## Written problem
Leaving out all pictures, please print only the lines from the one containing "Output the Python" through the one containing "color=TEXT, fontsize=FS, labelpad=10)".

## Extracted entries
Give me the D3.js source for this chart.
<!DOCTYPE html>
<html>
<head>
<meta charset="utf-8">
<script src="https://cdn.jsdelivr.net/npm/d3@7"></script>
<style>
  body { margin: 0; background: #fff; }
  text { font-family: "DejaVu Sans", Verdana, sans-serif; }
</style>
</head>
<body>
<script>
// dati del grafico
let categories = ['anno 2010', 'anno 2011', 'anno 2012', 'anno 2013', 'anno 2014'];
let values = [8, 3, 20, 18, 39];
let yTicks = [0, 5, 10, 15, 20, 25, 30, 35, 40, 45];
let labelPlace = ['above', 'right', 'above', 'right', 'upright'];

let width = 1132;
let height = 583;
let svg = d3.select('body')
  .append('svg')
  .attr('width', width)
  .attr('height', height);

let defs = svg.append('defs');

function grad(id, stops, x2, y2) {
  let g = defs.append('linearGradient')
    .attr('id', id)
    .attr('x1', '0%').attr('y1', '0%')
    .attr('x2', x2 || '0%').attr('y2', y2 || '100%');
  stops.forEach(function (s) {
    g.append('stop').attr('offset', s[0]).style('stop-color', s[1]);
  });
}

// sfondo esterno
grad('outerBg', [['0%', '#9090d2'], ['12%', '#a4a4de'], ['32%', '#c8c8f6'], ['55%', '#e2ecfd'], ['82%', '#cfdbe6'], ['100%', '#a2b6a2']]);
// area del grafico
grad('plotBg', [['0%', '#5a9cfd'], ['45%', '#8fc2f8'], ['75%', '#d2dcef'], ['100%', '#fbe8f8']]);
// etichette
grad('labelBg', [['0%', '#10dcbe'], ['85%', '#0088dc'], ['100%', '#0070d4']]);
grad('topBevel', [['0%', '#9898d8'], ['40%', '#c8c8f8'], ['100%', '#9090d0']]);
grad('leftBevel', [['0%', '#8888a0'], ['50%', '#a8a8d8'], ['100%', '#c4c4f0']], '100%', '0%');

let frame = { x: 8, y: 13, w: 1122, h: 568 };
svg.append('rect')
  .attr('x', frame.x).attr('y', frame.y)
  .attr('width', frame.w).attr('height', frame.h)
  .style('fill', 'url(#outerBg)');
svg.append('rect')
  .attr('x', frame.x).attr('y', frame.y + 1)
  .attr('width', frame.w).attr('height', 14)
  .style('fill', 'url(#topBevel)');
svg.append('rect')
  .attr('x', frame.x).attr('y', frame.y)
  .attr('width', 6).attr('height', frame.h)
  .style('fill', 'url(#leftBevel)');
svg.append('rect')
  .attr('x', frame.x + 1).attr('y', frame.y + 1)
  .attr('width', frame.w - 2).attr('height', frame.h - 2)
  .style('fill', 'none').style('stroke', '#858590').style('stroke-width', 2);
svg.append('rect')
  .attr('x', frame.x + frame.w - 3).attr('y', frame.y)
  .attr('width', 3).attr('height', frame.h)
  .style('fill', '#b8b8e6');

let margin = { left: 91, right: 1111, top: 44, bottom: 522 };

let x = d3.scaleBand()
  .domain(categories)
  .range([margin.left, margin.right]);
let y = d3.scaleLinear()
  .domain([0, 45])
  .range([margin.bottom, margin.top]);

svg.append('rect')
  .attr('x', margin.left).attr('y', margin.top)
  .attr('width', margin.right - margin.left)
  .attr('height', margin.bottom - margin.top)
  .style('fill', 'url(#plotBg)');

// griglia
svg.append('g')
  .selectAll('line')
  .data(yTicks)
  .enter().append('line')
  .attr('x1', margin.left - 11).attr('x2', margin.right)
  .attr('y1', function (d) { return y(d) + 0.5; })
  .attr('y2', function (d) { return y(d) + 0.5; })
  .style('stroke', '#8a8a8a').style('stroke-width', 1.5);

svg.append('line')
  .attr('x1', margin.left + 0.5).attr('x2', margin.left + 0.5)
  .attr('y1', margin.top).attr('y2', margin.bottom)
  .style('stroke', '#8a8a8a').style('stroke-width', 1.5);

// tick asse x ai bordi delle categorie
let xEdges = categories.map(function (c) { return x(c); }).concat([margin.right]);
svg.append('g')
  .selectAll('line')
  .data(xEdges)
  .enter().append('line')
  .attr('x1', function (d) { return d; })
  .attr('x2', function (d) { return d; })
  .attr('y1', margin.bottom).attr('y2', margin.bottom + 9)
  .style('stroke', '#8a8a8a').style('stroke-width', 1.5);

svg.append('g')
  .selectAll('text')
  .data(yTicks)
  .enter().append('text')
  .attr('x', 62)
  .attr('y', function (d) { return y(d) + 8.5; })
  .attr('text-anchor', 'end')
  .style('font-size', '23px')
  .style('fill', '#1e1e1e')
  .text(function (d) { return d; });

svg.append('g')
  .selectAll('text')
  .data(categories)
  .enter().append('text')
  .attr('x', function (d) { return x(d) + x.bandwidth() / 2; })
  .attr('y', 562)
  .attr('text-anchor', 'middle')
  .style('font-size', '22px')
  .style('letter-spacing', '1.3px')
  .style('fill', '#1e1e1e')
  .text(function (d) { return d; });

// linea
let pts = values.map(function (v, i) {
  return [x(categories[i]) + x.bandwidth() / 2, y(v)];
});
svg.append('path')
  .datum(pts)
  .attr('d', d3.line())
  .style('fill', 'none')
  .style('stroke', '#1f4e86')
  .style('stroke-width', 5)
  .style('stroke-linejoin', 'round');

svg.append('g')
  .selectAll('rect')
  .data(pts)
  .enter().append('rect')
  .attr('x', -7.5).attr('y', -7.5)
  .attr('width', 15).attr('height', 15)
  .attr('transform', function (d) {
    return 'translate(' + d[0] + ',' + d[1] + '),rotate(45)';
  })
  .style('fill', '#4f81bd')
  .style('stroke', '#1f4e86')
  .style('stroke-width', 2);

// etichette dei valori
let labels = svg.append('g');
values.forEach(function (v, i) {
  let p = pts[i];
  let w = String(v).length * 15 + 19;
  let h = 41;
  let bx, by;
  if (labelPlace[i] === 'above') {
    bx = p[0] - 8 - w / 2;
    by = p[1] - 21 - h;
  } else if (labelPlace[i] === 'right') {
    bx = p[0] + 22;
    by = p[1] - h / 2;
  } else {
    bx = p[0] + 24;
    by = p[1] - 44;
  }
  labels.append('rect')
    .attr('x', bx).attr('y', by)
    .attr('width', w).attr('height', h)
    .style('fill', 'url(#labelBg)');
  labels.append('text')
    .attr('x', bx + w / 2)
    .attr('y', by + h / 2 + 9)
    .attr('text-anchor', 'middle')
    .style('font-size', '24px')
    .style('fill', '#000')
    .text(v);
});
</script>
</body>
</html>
---
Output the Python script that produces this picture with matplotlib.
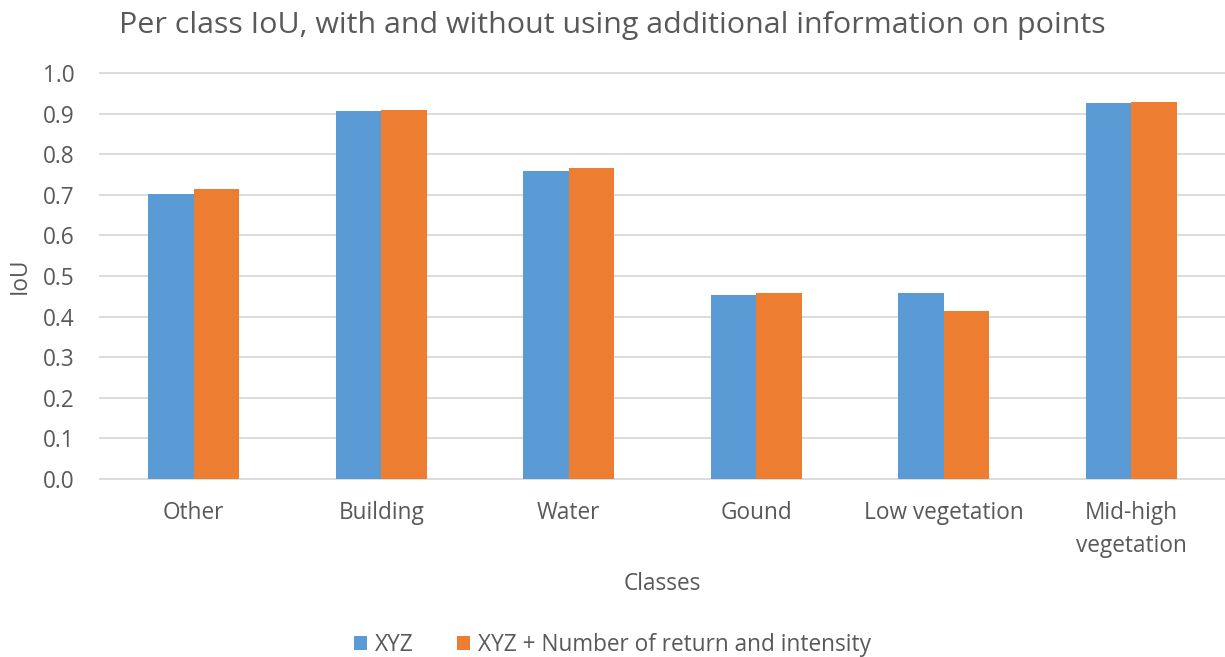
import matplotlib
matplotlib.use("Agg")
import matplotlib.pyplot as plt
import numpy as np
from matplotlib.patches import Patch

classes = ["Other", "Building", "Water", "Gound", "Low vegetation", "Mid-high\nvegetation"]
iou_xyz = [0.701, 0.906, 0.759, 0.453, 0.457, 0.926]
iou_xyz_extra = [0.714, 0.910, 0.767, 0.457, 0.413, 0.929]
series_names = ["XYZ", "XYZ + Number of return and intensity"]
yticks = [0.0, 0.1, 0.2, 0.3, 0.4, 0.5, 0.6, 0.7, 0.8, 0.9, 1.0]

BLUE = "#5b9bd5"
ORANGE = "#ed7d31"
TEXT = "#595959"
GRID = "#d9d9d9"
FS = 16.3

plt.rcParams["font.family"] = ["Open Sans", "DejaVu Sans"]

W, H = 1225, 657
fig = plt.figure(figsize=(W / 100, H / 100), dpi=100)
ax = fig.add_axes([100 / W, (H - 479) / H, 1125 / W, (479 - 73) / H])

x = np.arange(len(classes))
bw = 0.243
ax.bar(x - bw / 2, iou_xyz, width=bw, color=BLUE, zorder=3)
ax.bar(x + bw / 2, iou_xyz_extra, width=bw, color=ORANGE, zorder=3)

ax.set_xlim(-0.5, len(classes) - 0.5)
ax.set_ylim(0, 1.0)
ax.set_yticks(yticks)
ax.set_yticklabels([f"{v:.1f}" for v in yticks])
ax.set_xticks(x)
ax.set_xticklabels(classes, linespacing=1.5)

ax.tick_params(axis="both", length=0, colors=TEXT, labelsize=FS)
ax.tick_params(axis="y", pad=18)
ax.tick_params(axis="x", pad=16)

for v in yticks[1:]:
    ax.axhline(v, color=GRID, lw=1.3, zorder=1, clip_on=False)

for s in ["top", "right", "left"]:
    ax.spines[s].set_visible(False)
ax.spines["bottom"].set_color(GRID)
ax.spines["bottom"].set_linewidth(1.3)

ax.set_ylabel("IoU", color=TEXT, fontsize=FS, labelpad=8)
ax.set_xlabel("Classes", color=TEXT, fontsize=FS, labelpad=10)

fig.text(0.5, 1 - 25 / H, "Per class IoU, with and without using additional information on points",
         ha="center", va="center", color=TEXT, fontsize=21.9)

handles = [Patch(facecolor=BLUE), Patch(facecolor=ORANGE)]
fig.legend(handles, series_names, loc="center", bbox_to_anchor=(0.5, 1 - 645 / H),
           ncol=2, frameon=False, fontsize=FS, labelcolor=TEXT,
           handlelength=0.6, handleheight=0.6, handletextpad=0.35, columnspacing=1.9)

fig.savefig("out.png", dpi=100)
...
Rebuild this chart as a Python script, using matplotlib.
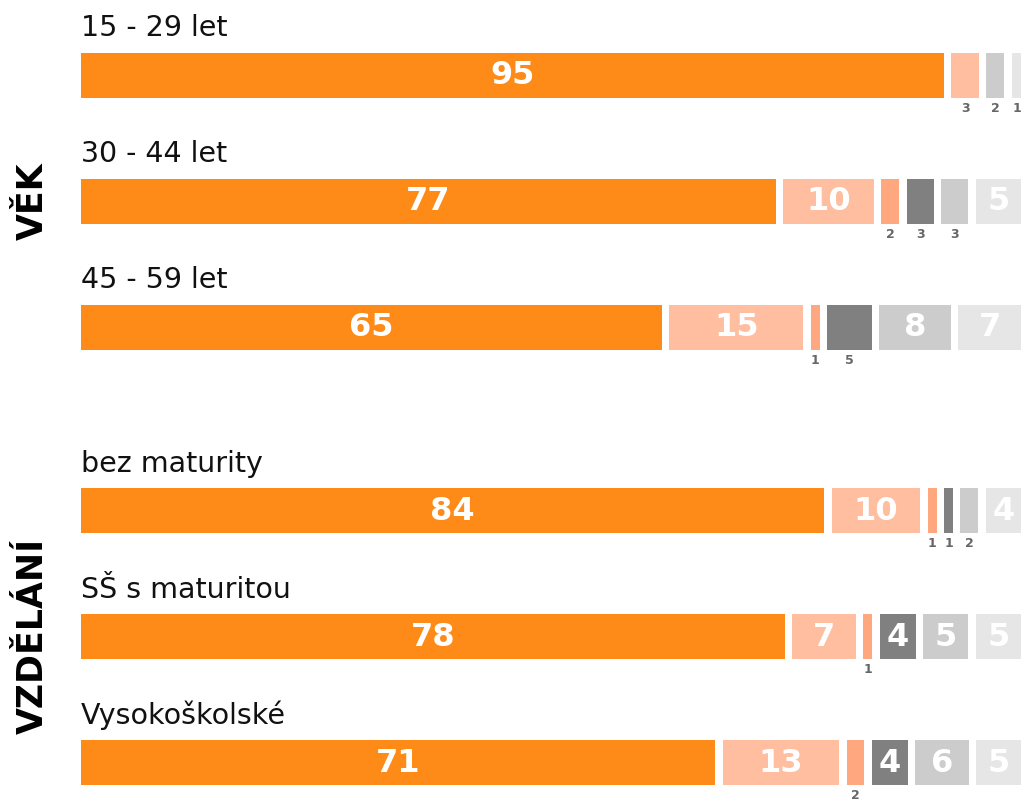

## Task response
Output the Python script that produces this picture with matplotlib.
import matplotlib
matplotlib.use("Agg")
import matplotlib.pyplot as plt
import numpy as np
from matplotlib.patches import Patch

classes = ["Other", "Building", "Water", "Gound", "Low vegetation", "Mid-high\nvegetation"]
iou_xyz = [0.701, 0.906, 0.759, 0.453, 0.457, 0.926]
iou_xyz_extra = [0.714, 0.910, 0.767, 0.457, 0.413, 0.929]
series_names = ["XYZ", "XYZ + Number of return and intensity"]
yticks = [0.0, 0.1, 0.2, 0.3, 0.4, 0.5, 0.6, 0.7, 0.8, 0.9, 1.0]

BLUE = "#5b9bd5"
ORANGE = "#ed7d31"
TEXT = "#595959"
GRID = "#d9d9d9"
FS = 16.3

plt.rcParams["font.family"] = ["Open Sans", "DejaVu Sans"]

W, H = 1225, 657
fig = plt.figure(figsize=(W / 100, H / 100), dpi=100)
ax = fig.add_axes([100 / W, (H - 479) / H, 1125 / W, (479 - 73) / H])

x = np.arange(len(classes))
bw = 0.243
ax.bar(x - bw / 2, iou_xyz, width=bw, color=BLUE, zorder=3)
ax.bar(x + bw / 2, iou_xyz_extra, width=bw, color=ORANGE, zorder=3)

ax.set_xlim(-0.5, len(classes) - 0.5)
ax.set_ylim(0, 1.0)
ax.set_yticks(yticks)
ax.set_yticklabels([f"{v:.1f}" for v in yticks])
ax.set_xticks(x)
ax.set_xticklabels(classes, linespacing=1.5)

ax.tick_params(axis="both", length=0, colors=TEXT, labelsize=FS)
ax.tick_params(axis="y", pad=18)
ax.tick_params(axis="x", pad=16)

for v in yticks[1:]:
    ax.axhline(v, color=GRID, lw=1.3, zorder=1, clip_on=False)

for s in ["top", "right", "left"]:
    ax.spines[s].set_visible(False)
ax.spines["bottom"].set_color(GRID)
ax.spines["bottom"].set_linewidth(1.3)

ax.set_ylabel("IoU", color=TEXT, fontsize=FS, labelpad=8)
ax.set_xlabel("Classes", color=TEXT, fontsize=FS, labelpad=10)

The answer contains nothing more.